> [EXTRACTED MATERIAL]
╭──
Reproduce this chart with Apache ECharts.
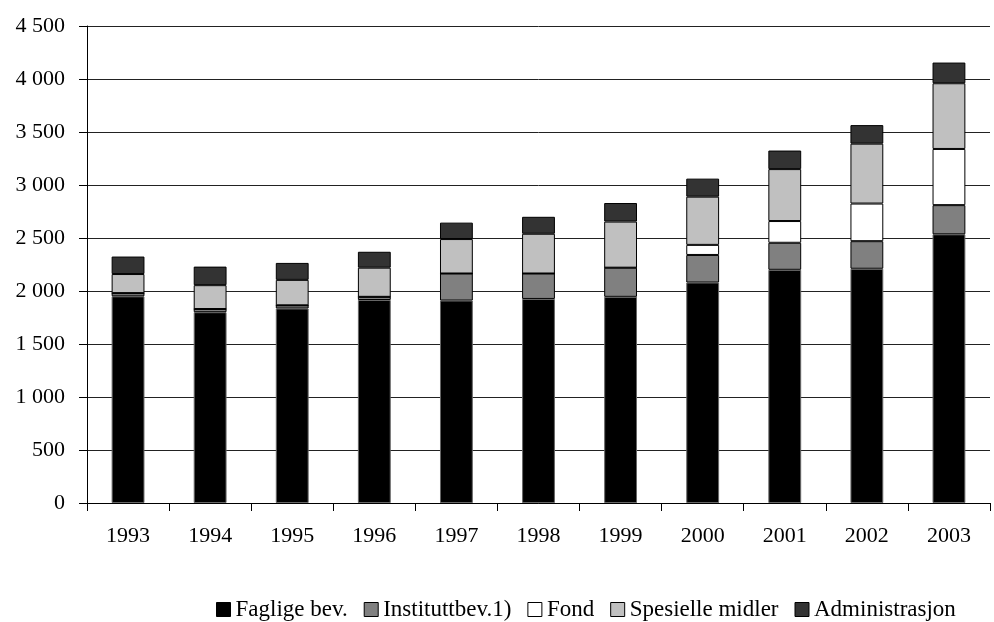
╰──
╭──
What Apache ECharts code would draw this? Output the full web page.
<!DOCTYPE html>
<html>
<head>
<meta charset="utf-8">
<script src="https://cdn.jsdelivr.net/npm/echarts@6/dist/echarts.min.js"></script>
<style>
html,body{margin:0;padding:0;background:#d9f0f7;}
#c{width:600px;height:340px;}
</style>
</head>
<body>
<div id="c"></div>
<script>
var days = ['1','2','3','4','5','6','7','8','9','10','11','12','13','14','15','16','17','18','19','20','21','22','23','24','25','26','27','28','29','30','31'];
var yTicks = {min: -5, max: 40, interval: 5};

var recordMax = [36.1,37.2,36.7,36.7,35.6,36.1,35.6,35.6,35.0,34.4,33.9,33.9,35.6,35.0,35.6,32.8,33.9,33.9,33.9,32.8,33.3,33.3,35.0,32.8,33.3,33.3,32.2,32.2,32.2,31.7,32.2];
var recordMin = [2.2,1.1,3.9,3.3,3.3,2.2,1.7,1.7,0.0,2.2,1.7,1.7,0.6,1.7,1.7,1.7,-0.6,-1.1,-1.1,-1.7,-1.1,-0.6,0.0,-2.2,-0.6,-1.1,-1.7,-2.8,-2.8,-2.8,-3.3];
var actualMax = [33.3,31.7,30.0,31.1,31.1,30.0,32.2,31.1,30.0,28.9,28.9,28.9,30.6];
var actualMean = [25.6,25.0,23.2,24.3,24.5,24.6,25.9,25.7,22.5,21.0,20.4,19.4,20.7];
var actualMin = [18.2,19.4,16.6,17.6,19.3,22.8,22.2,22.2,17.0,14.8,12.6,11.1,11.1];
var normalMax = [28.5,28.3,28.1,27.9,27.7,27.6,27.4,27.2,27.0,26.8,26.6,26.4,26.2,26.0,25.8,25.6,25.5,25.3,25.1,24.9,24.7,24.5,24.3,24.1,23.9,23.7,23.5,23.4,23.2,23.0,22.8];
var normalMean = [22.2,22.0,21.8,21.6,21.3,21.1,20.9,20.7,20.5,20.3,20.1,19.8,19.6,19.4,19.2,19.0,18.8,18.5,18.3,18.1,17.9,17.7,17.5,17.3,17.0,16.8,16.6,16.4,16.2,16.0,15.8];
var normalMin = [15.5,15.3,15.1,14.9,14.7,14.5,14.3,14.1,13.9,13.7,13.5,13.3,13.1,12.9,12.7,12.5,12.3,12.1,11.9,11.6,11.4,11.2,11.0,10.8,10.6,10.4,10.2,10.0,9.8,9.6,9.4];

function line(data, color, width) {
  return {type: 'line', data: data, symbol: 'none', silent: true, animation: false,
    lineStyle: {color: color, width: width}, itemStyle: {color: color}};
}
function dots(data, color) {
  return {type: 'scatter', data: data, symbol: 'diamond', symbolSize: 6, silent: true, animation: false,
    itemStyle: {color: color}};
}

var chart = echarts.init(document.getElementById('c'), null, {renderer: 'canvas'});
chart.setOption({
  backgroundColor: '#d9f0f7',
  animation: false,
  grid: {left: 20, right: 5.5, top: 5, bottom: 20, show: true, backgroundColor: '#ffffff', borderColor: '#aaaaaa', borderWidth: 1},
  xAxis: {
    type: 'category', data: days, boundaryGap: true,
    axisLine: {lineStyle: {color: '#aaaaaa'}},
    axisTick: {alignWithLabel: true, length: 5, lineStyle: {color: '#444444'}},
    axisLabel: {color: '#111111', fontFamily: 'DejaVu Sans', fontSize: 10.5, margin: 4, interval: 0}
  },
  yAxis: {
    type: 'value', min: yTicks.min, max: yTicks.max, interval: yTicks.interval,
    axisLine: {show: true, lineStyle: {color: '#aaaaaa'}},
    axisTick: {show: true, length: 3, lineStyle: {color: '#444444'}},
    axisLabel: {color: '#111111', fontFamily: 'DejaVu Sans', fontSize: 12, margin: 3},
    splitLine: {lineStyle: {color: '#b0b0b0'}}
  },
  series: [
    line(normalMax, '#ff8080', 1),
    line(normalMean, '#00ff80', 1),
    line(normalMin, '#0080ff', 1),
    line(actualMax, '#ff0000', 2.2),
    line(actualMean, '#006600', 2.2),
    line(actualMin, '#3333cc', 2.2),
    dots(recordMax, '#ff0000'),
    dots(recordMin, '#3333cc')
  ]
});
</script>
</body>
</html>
╰──
╭──
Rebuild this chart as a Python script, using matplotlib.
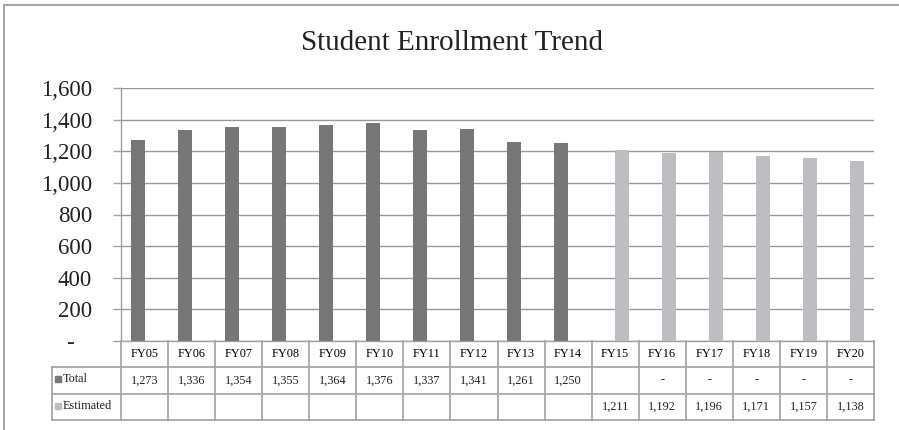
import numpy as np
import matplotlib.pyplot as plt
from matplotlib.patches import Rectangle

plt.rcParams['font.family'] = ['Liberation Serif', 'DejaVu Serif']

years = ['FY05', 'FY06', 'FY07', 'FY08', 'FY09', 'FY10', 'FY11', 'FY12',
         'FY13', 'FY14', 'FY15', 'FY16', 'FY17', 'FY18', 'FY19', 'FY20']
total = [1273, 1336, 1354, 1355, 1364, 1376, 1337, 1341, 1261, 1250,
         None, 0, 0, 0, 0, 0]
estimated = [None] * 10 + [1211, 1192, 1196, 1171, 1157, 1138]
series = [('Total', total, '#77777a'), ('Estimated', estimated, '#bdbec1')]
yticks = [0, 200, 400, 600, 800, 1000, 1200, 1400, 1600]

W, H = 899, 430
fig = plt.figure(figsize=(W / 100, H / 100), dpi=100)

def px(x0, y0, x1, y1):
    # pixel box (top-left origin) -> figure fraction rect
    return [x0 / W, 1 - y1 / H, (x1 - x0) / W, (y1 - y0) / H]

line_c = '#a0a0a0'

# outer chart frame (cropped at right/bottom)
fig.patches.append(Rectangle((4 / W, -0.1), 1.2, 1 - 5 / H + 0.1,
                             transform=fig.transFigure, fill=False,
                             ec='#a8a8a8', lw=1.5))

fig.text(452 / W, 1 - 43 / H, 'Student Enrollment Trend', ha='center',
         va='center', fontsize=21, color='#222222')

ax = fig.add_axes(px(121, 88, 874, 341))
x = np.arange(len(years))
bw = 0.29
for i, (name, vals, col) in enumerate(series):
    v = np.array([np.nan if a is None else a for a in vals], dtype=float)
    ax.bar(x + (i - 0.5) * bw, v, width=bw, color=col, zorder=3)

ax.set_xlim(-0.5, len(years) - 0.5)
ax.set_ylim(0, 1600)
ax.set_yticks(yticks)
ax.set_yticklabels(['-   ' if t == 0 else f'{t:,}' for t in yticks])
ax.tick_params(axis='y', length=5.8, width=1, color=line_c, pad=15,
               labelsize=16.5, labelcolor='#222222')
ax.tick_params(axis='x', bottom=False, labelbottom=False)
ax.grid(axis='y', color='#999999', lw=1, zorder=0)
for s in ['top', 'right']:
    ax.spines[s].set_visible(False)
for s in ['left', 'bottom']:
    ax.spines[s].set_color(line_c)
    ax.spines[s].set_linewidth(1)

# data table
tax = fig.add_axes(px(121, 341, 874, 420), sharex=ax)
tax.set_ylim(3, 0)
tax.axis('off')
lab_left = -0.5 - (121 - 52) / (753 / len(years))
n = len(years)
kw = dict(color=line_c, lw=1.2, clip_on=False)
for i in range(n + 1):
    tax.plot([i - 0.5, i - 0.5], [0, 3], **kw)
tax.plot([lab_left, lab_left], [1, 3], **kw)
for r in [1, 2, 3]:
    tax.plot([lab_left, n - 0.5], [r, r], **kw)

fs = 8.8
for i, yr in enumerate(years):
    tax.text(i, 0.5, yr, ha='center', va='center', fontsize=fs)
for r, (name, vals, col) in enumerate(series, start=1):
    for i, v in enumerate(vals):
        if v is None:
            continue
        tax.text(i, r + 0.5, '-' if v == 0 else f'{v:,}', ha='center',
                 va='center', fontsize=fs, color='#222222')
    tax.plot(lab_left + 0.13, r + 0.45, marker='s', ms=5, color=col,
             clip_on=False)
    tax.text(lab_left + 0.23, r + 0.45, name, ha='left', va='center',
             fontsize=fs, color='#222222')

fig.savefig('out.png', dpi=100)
╰──
> [INSTRUCTIONS TO FOLLOW] Take the stretch from the line containing "Rebuild this chart" through the line containing "ax.bar(x + (i" and reproduce it exactly, both ends included. Omit the pictures.

> [ANSWER TO THE TASK]
Rebuild this chart as a Python script, using matplotlib.
import numpy as np
import matplotlib.pyplot as plt
from matplotlib.patches import Rectangle

plt.rcParams['font.family'] = ['Liberation Serif', 'DejaVu Serif']

years = ['FY05', 'FY06', 'FY07', 'FY08', 'FY09', 'FY10', 'FY11', 'FY12',
         'FY13', 'FY14', 'FY15', 'FY16', 'FY17', 'FY18', 'FY19', 'FY20']
total = [1273, 1336, 1354, 1355, 1364, 1376, 1337, 1341, 1261, 1250,
         None, 0, 0, 0, 0, 0]
estimated = [None] * 10 + [1211, 1192, 1196, 1171, 1157, 1138]
series = [('Total', total, '#77777a'), ('Estimated', estimated, '#bdbec1')]
yticks = [0, 200, 400, 600, 800, 1000, 1200, 1400, 1600]

W, H = 899, 430
fig = plt.figure(figsize=(W / 100, H / 100), dpi=100)

def px(x0, y0, x1, y1):
    # pixel box (top-left origin) -> figure fraction rect
    return [x0 / W, 1 - y1 / H, (x1 - x0) / W, (y1 - y0) / H]

line_c = '#a0a0a0'

# outer chart frame (cropped at right/bottom)
fig.patches.append(Rectangle((4 / W, -0.1), 1.2, 1 - 5 / H + 0.1,
                             transform=fig.transFigure, fill=False,
                             ec='#a8a8a8', lw=1.5))

fig.text(452 / W, 1 - 43 / H, 'Student Enrollment Trend', ha='center',
         va='center', fontsize=21, color='#222222')

ax = fig.add_axes(px(121, 88, 874, 341))
x = np.arange(len(years))
bw = 0.29
for i, (name, vals, col) in enumerate(series):
    v = np.array([np.nan if a is None else a for a in vals], dtype=float)
    ax.bar(x + (i - 0.5) * bw, v, width=bw, color=col, zorder=3)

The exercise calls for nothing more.